A controversial EU draft law on hedge funds and private equity could initially cost the two sectors between €1.3bn and €1.9bn, while investor returns could also suffer, a survey says. The survey by think tank Open Europe says the Alternative Investment Fund Managers directive – draft rules to control leverage and where funds are sold – could also lead to ongoing costs of between €689m and €985m as firms act to comply with the new rules.
The rules, which could be adopted in 2012, are designed to try and prevent further crises but have come under heavy criticism from the hedge fund and private equity industries, as well as some investors, for imposing what they see as unnecessary burdens.
Stephen Burke, managing director of consulting at compliance specialist IMS Consulting, told Reuters that small firms could face costs of as much as £100,000 pounds for legal fees to redomicile funds and changing internal processes to comply with the directive. The survey also said that the hedge fund and private equity sectors contributed around €9bn in tax revenue to the EU economy last year and employ an estimated 40,000 people in the bloc. “Unless a range of amendments take place the AIFM directive will impose substantial costs across the board, without offering sufficient benefits for the industry, investors and the wider economy,” Open Europe said in the statement. “In a worst-case scenario, thousands of jobs and millions in tax revenue could be at stake.”
The survey also said European investors’ choice of funds to buy into could be cut by up to 80 percent as a result of the directive, which proposes barring non-EU fund managers from marketing their products in the region unless the host countries have equivalent rules. Institutional investors such as Hermes and Universities Superannuation Scheme have already criticised the directive for potentially limiting choice.

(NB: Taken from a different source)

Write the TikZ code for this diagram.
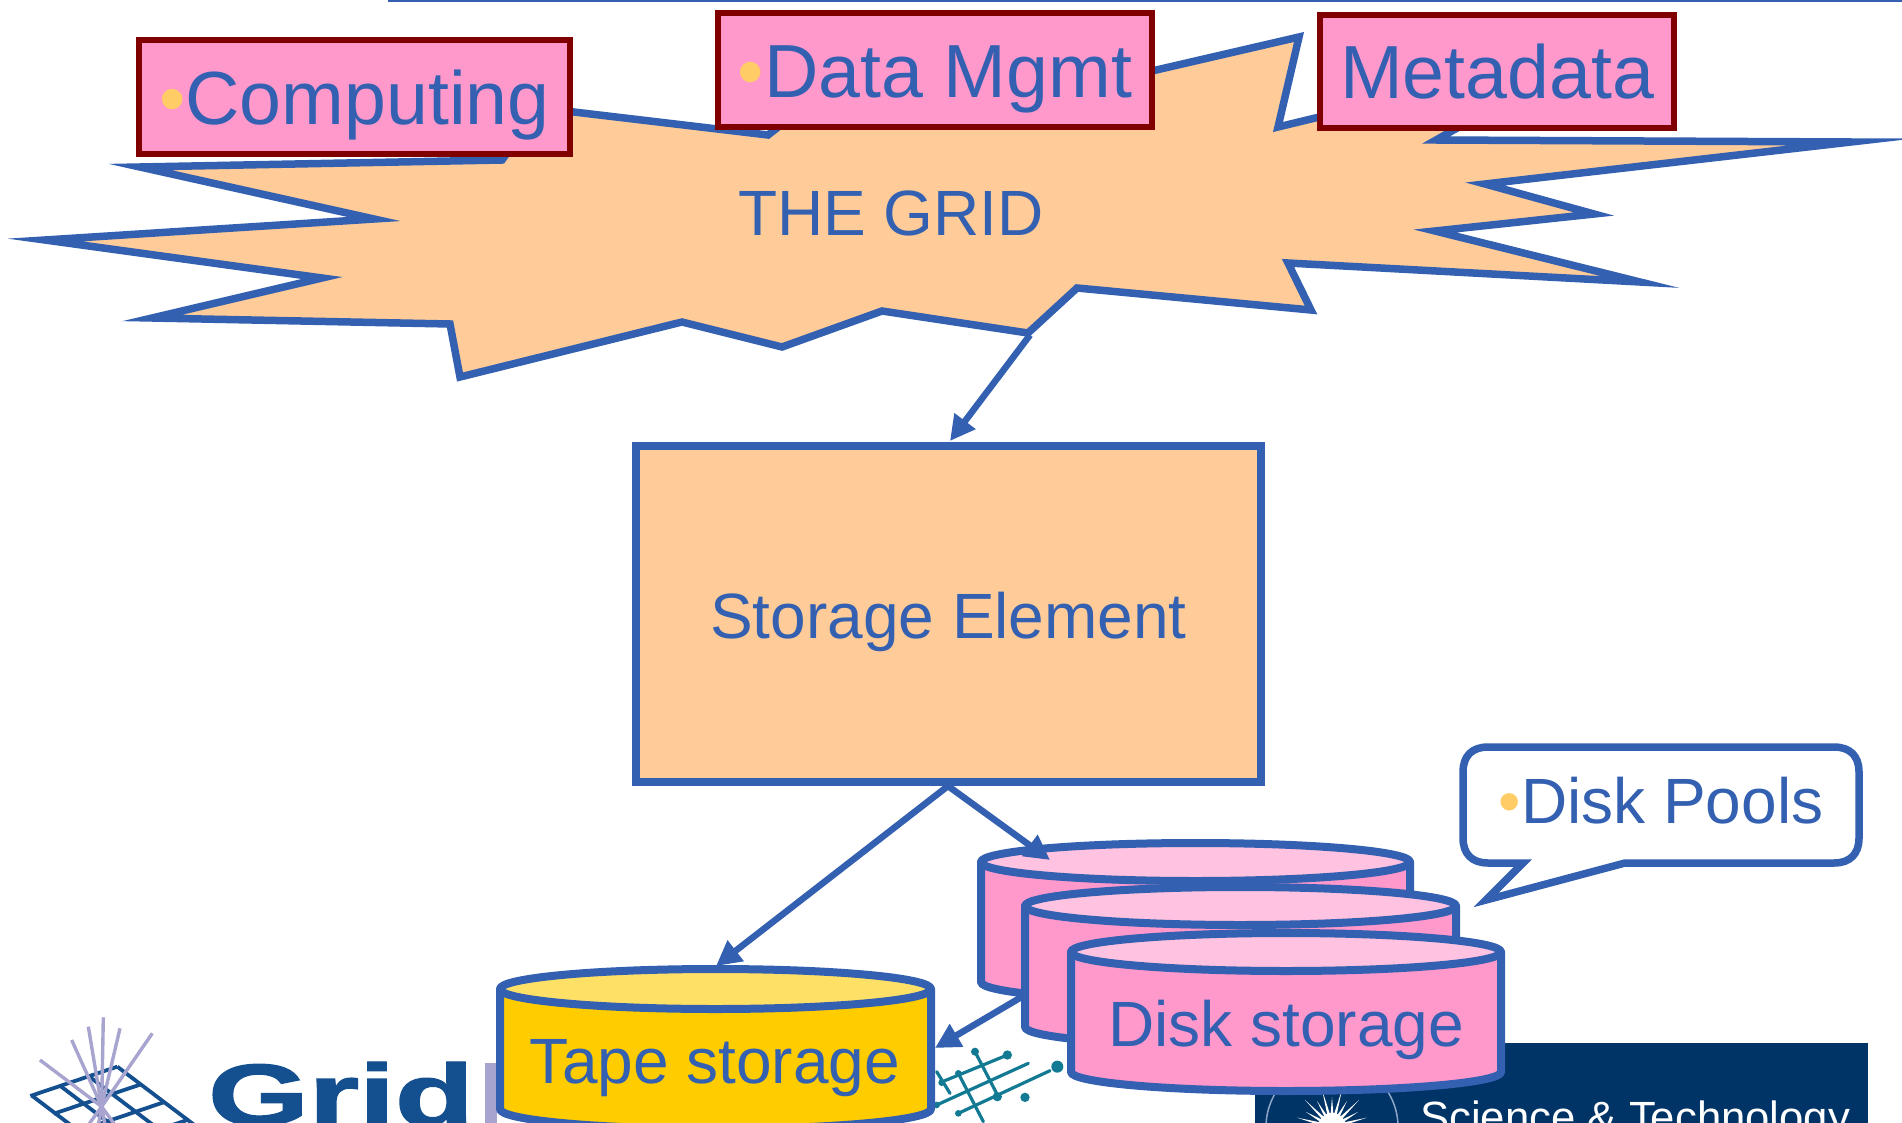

However, supporters of the directive point to a facility to “passport” funds, allowing them to be sold throughout the EU once they have received approval.
The survey added that some private equity managers have said returns could fall by 1 to 2%, while some managers have said this could be as high as 5 to 10%.
Meanwhile, 2% of investors said they viewed the draft directive favourably while 46% viewed it unfavourably. A further 46% viewed it neither favourably nor unfavourably, while 6% said they did not know.
“When only 2% of investors believe a directive will improve investor protection it is clear that it will be counterproductive,” said Simon Walker, chief executive of the British Venture Capital Association.
The survey was carried out last month and covered hedge fund managers running US$342bn and private equity managers controlling more than US$204bn.